Des statisticiens au nez fin

Mais ces informations, comment les obtient-on ? À partir d’une certaine taille, les entreprises belges sont tenues de communiquer à la Banque nationale de Belgique des données sur leurs investissements directs. Obtenues par la voie d’enquêtes, ces informations sont analysées et traitées par notre département Statistique. Les investissements directs peuvent être consultés dans la balance des paiements, qui couvre toutes les relations économiques avec l’étranger. Les statistiques que l’on obtient ainsi sont-elles pour autant parfaitement fiables ? Philip R. Lane, économiste en chef à la Banque centrale européenne, concluait en avril 2021 : « L’établissement de statistiques internationales est compliqué par des restrictions légales […], la visibilité des liens entre les investisseurs finaux et les instruments financiers reste limitée. »

Le but est de pouvoir suivre le circuit des capitaux d’un bout à l’autre.

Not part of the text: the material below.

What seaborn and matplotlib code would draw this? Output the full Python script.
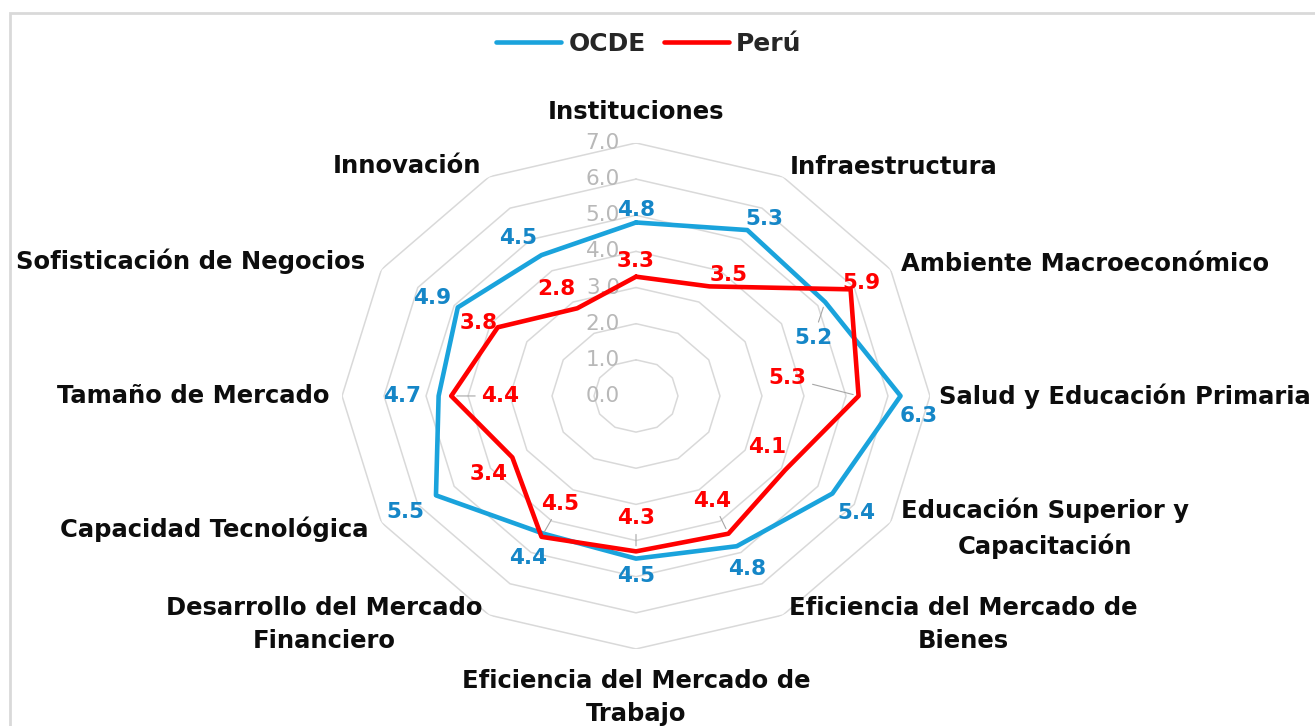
import numpy as np
import pandas as pd
import matplotlib
matplotlib.use("Agg")
import matplotlib.pyplot as plt
import seaborn as sns

# %% data
categorias = [
    "Instituciones",
    "Infraestructura",
    "Ambiente Macroeconómico",
    "Salud y Educación Primaria",
    "Educación Superior y\nCapacitación",
    "Eficiencia del Mercado de\nBienes",
    "Eficiencia del Mercado de\nTrabajo",
    "Desarrollo del Mercado\nFinanciero",
    "Capacidad Tecnológica",
    "Tamaño de Mercado",
    "Sofisticación de Negocios",
    "Innovación",
]
ocde = [4.8, 5.3, 5.2, 6.3, 5.4, 4.8, 4.5, 4.4, 5.5, 4.7, 4.9, 4.5]
peru = [3.3, 3.5, 5.9, 5.3, 4.1, 4.4, 4.3, 4.5, 3.4, 4.4, 3.8, 2.8]
niveles = [0, 1, 2, 3, 4, 5, 6, 7]
series = ["OCDE", "Perú"]

# %% layout (pixel offsets of data labels, image y pointing down)
off_ocde = [(0, -12), (17, -11), (-12, 36), (18, 20), (24, 19), (10, 23),
            (0, 17), (-16, 24), (-31, 17), (-37, 0), (-26, -9), (-23, -17)]
off_peru = [(0, -16), (19, -11), (11, -6), (-71, -18), (-18, -23), (-16, -33),
            (0, -33), (19, -33), (-24, 17), (49, 0), (-19, -4), (-21, -19)]
lead_ocde = [2]
lead_peru = [3, 5, 6, 7, 9]
r_cat = [7.85, 7.3, 7.3, 7.22, 7.3, 7.3, 8.34, 7.3, 7.35, 7.3, 7.45, 7.35]

azul = "#1aa3dc"
azul_txt = "#1586c7"
rojo = "#ff0000"
gris = "#d9d9d9"

sns.set_theme(style="white")
plt.rcParams["font.family"] = ["DejaVu Sans"]

n = len(categorias)
theta = np.linspace(0, 2 * np.pi, n, endpoint=False)
theta_c = np.append(theta, theta[0])

df = pd.concat([
    pd.DataFrame({"theta": theta_c, "valor": np.append(ocde, ocde[0]), "serie": "OCDE"}),
    pd.DataFrame({"theta": theta_c, "valor": np.append(peru, peru[0]), "serie": "Perú"}),
])

fig = plt.figure(figsize=(13.15, 7.26), dpi=100)
ax = fig.add_axes([0.2601, 0.1061, 0.4471, 0.6970], projection="polar")
ax.set_theta_offset(np.pi / 2)
ax.set_theta_direction(-1)
ax.set_aspect("auto")
ax.grid(False)
ax.spines["polar"].set_visible(False)

# polygon grid
for lvl in niveles[1:]:
    ax.plot(theta_c, [lvl] * (n + 1), color=gris, lw=1.1, zorder=1)

sns.lineplot(
    data=df, x="theta", y="valor", hue="serie", hue_order=series,
    palette=[azul, rojo], sort=False, estimator=None, lw=3.3, ax=ax, zorder=3,
)
ax.set_ylim(0, 7)
ax.set_xticks([])
ax.set_yticks([])
ax.set_xlabel("")
ax.set_ylabel("")

# radial scale labels
for lvl in niveles:
    ax.annotate(f"{lvl:.1f}", xy=(0, lvl), xytext=(-16, 0), textcoords="offset pixels",
                ha="right", va="center", fontsize=15.5, color="#b8b8b8", zorder=2)

# category labels
for i, (t, cat) in enumerate(zip(theta, categorias)):
    if i in (0, 6):
        ha = "center"
    else:
        ha = "left" if np.sin(t) > 0 else "right"
    ax.text(t, r_cat[i], cat, ha=ha, va="center", multialignment="center",
            fontsize=17.5, fontweight="bold", color="#0d0d0d", linespacing=1.5,
            clip_on=False)

# data labels
for vals, offs, leads, col in [(ocde, off_ocde, lead_ocde, azul_txt),
                               (peru, off_peru, lead_peru, rojo)]:
    for i, v in enumerate(vals):
        dx, dy = offs[i]
        arrow = None
        if i in leads:
            arrow = dict(arrowstyle="-", color="#a6a6a6", lw=0.8, shrinkA=2, shrinkB=4)
        ax.annotate(f"{v:.1f}", xy=(theta[i], v), xytext=(dx, -dy),
                    textcoords="offset pixels", ha="center", va="center",
                    fontsize=15.5, fontweight="bold", color=col,
                    arrowprops=arrow, zorder=4)

sns.move_legend(
    ax, "center", bbox_to_anchor=(0.522, 1.196), ncol=2, frameon=False, title=None,
    fontsize=18, handlelength=2.6, handletextpad=0.3, columnspacing=0.7,
)
for txt in ax.get_legend().get_texts():
    txt.set_fontweight("bold")
for h in ax.get_legend().get_lines():
    h.set_linewidth(3.3)

# light frame around the chart area
fig.add_artist(plt.Rectangle((10 / 1315, -0.1), 1.2, (726 - 13) / 726 + 0.1,
                             transform=fig.transFigure, fill=False,
                             edgecolor=gris, lw=2))

fig.savefig("out.png", dpi=100)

Les statistiques relatives aux investissements directs présentent à l’heure actuelle deux limites majeures. D’une part, des pays tels que le Luxembourg, surtout, mais aussi, notamment, les Îles Caïmans, apparaissent comme des contreparties immédiates des investissements en Belgique. Ils font office de plaques tournantes pour les flux financiers. Ce phénomène peut être comparé à une escale sur un vol long-courrier. Mais en provenance d’où ? Autrement dit, quelle est la partie qui a décidé en premier lieu de faire circuler des capitaux dans le monde ? Quant à ces fonds, restent‑ils en Belgique ou ne font-ils qu’y transiter ? Pour répondre à ces questions, nous travaillons sur un concept supplémentaire, qui nous amène à établir nos statistiques en fonction de l’origine (ultimate investing country, UIC) et de la destination finale (ultimate host country, UHC).

D’autre part, les flux purement financiers faussent nos statistiques. Vous pourriez arguer que ces flux de capitaux ne vous apportent pas grand-chose, et vous n’auriez pas tort. En effet, une partie des investissements directs sont effectués par les entreprises davantage dans une optique d’optimalisation fiscale que dans le but de stimuler l’activité économique. C’est la raison pour laquelle des institutions internationales planchent sur un autre concept, du nom de « greenfield investment ». Le but de ces statistiques est de mieux mesurer la capacité de production, la richesse et les emplois réellement créés. Grâce à cette forme pure d’investissements directs, nous espérons pouvoir mieux cerner la mondialisation et son incidence.

L’empreinte de la Belgique s’accroît donc, et il en va de même de notre offre de statistiques et d’analyses.